Moreover, the review, which is also part of the government’s latest evaluation of the BBC’s Royal Charter, recommends that the corporation should have a unitary board made up with a majority of non-executive directors, and that regulatory oversight of the BBC should be given wholly to the national regulator Ofcom. The latter, along with the BBC Executive and the BBC Trust, is one of three groups that make up the system of governance and regulation of the BBC.

This governance arrangement — especially that regarding the BBC Trust, the primary role of which is to guarantee best value for money for BBC licence fee payers — was condemned as being flawed, said Sir David Clementi, who led the review.

“Following consultation with a wide range of interested parties, and a detailed assessment of the options, I have concluded that there should be a fundamental reform of the system of governance and regulation for the BBC,” Clementi remarked. “The BBC Trust model is flawed. It conflates governance and regulatory functions within the Trust.
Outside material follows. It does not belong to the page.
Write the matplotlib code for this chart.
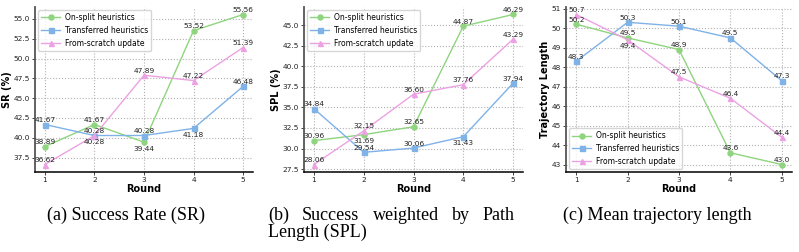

The BBC should have a unitary board charged with responsibility for meeting the obligations placed on it under the Royal Charter and Agreement, and responsibility for the interests of licence fee payers.

The Clementi report also recommends that the primary responsibility for the interests of the licence fee payers should lie with the BBC board and that Ofcom should issue the BBC an ‘operating framework’, consistent with the revised Royal Charter and Agreement, which would set out the obligations placed on the BBC. This should include ‘operating licences’ which would set out the BBC's broadcasting content and distribution obligations.